Olivier Starquit plaide pour la restauration des droits et la souveraineté démocratique, notamment en réinventant le socialisme. Ce dernier doit se décliner en « socialismes possibles », portés par des discours positifs et une mobilisation des affects pour rendre le monde « désirable ». Il appelle à un renouveau de l’État social comme rempart contre les crises écologique, économique et sociale. Cela passe par des services publics performants, éloignés des logiques marchandes et identitaires, mais aussi par une réinvention des biens communs, une fiscalité juste et une redéfinition des besoins.
L’auteur critique également les notions de bienveillance et de résilience, souvent présentées comme positives. La bienveillance implique un jugement moral sur les autres, tandis que la résilience encourage à supporter les traumatismes sans remettre en cause le système qui les produit. Ces termes, bien qu’apparemment vertueux, servent la doxa néolibérale et perpétuent les inégalités.
Le syndicaliste explore les formes de violence sociétale, de l’institutionnelle à la répressive, et insiste sur l’importance d’une autodéfense politique. Quant au débat sur le woksime, il le replace dans une continuité historique des luttes pour la justice sociale, tout en soulignant son instrumentalisation par les conservateurs pour polariser la société.
En conclusion, Olivier Starquit offre une analyse limpide des dynamiques qui ont permis à l’extrême droite de prospérer : désillusion, confiscation du débat public, montée du complotisme et individualisme exacerbé. Il plaide pour un renouveau démocratique et une transition écologique s’appuyant sur l’État social, la redistribution des richesses et la revalorisation des solidarités collectives. Tout un programme auquel on ne peut que souscrire !

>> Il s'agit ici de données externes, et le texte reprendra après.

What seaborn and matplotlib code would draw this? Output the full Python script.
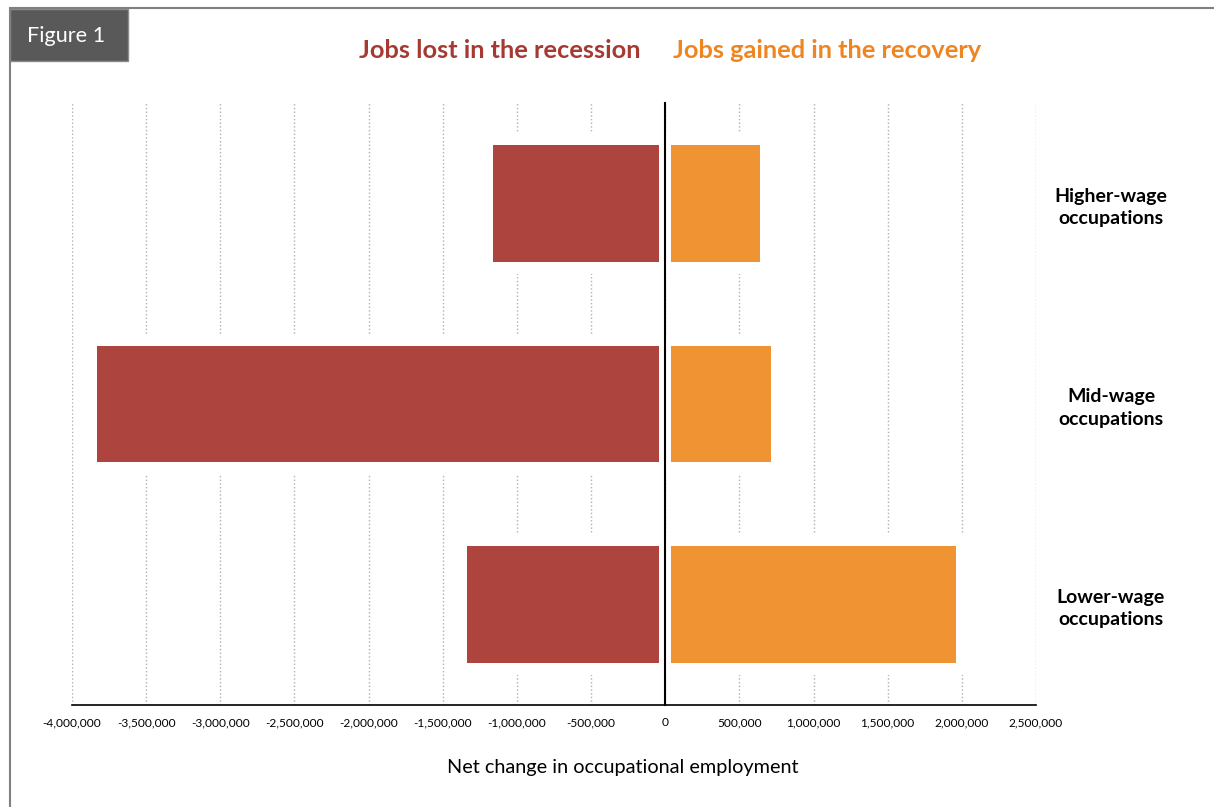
import matplotlib
matplotlib.use('Agg')
import matplotlib.pyplot as plt
import matplotlib.patches as mpatches
import matplotlib.transforms as mtransforms
import seaborn as sns
from matplotlib.ticker import FuncFormatter

# -----------------------------
# Dati
# -----------------------------
categories = ['Higher-wage\noccupations', 'Mid-wage\noccupations', 'Lower-wage\noccupations']
jobs_lost = [-1200000, -3875000, -1380000]
jobs_gained = [680000, 752000, 2000000]
x_ticks = [-4000000, -3500000, -3000000, -2500000, -2000000, -1500000,
           -1000000, -500000, 0, 500000, 1000000, 1500000, 2000000, 2500000]

red = '#AD453E'
orange = '#F09433'

sns.set_style('white')
plt.rcParams['font.family'] = ['Lato', 'DejaVu Sans']
plt.rcParams['text.color'] = 'black'
plt.rcParams['xtick.color'] = 'black'
plt.rcParams['axes.labelcolor'] = 'black'

fig = plt.figure(figsize=(12.14, 8.07), dpi=100)
W, H = 1214, 807
ax = fig.add_axes([72 / W, 1 - 705 / H, 964 / W, 602 / H])

# -----------------------------
# Barre
# -----------------------------
edge_lw = 12 * 72 / 100  # bordo bianco ~12 px
sns.barplot(x=jobs_lost, y=categories, orient='h', color=red, saturation=1, width=0.64,
            edgecolor='white', linewidth=edge_lw, ax=ax, zorder=3)
sns.barplot(x=jobs_gained, y=categories, orient='h', color=orange, saturation=1, width=0.64,
            edgecolor='white', linewidth=edge_lw, ax=ax, zorder=3)

ax.set_xlim(-4000000, 2500000)
ax.set_ylim(2.5, -0.5)
ax.set_xticks(x_ticks)
ax.xaxis.set_major_formatter(FuncFormatter(lambda v, p: f'{int(v):,}'))
ax.tick_params(axis='x', labelsize=8.6, length=3, color='black', pad=6)

# asse verticale a zero con tacche ai confini delle categorie
ax.set_yticks([-0.5, 0.5, 1.5])
ax.set_yticklabels([])
ax.set_ylabel('')
ax.spines['left'].set_position(('data', 0))
ax.spines['left'].set_zorder(5)
ax.spines['left'].set_linewidth(1.5)
ax.spines['left'].set_color('black')
ax.spines['bottom'].set_color('black')
ax.tick_params(axis='y', length=7, width=1.5, color='black', direction='out')
ax.spines['right'].set_visible(False)
ax.spines['top'].set_visible(False)
ax.spines['bottom'].set_linewidth(1.2)

ax.grid(axis='x', linestyle=':', color='#B0B0B0', linewidth=1, zorder=0)
ax.set_axisbelow(True)

ax.set_xlabel('')
fig.text(623 / W, 1 - 768 / H, 'Net change in occupational employment',
         fontsize=14.3, ha='center', va='center')

# etichette categorie a destra
trans = mtransforms.blended_transform_factory(fig.transFigure, ax.transData)
for i, c in enumerate(categories):
    ax.text(1111 / W, i + 0.02, c, transform=trans, ha='center', va='center',
            fontsize=14, fontweight='bold', linespacing=1.4)

# titoli serie
fig.text(500 / W, 1 - 50 / H, 'Jobs lost in the recession', color='#A63A32',
         fontsize=18.3, fontweight='bold', ha='center', va='center')
fig.text(827 / W, 1 - 50 / H, 'Jobs gained in the recovery', color='#EE8520',
         fontsize=18.3, fontweight='bold', ha='center', va='center')

# cornice e box "Figure 1"
fig.add_artist(plt.Line2D([10 / W, 1], [1 - 8 / H, 1 - 8 / H], color='#7F7F7F', lw=1.5))
fig.add_artist(plt.Line2D([10 / W, 10 / W], [0, 1 - 8 / H], color='#7F7F7F', lw=1.5))
fig.add_artist(mpatches.Rectangle((10 / W, 1 - 61 / H), 118 / W, 52 / H,
                                  transform=fig.transFigure, facecolor='#595959',
                                  edgecolor='#8C8C8C', lw=1))
fig.text(66 / W, 1 - 36 / H, 'Figure 1', color='white', fontsize=15.6,
         ha='center', va='center')

fig.savefig('out.png', dpi=100)
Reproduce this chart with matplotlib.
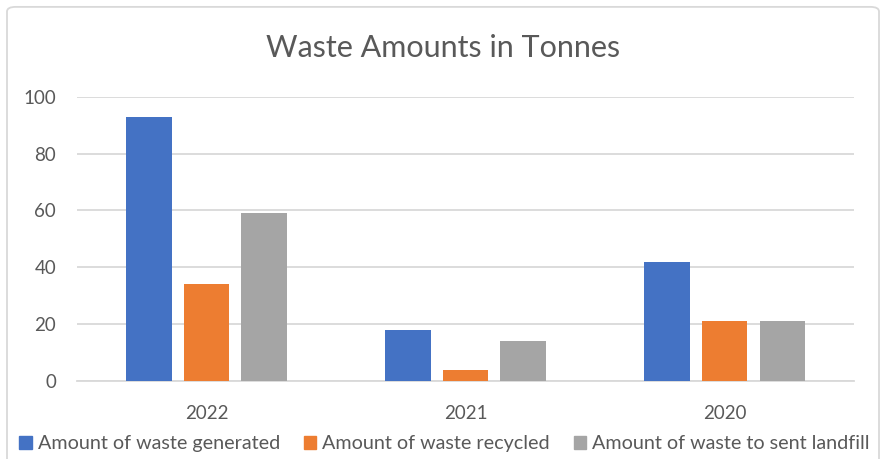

Olivier Starquit, Le poing, la rose et le putois, Liège, Territoires de la Mémoire, coll. « Libres écrits », 2022, 164 pages.
- Dont Olivier Starquit, L’individu privatisé. Le service public pour la démocratie, Bruxelles, Espace de Libertés, coll « Liberté j’écris ton nom », 2009, 88 p.
- Lire Arthur Sente « Chasse aux mots en terrain conquis », dans Espace de Libertés, no 472, octobre 2018.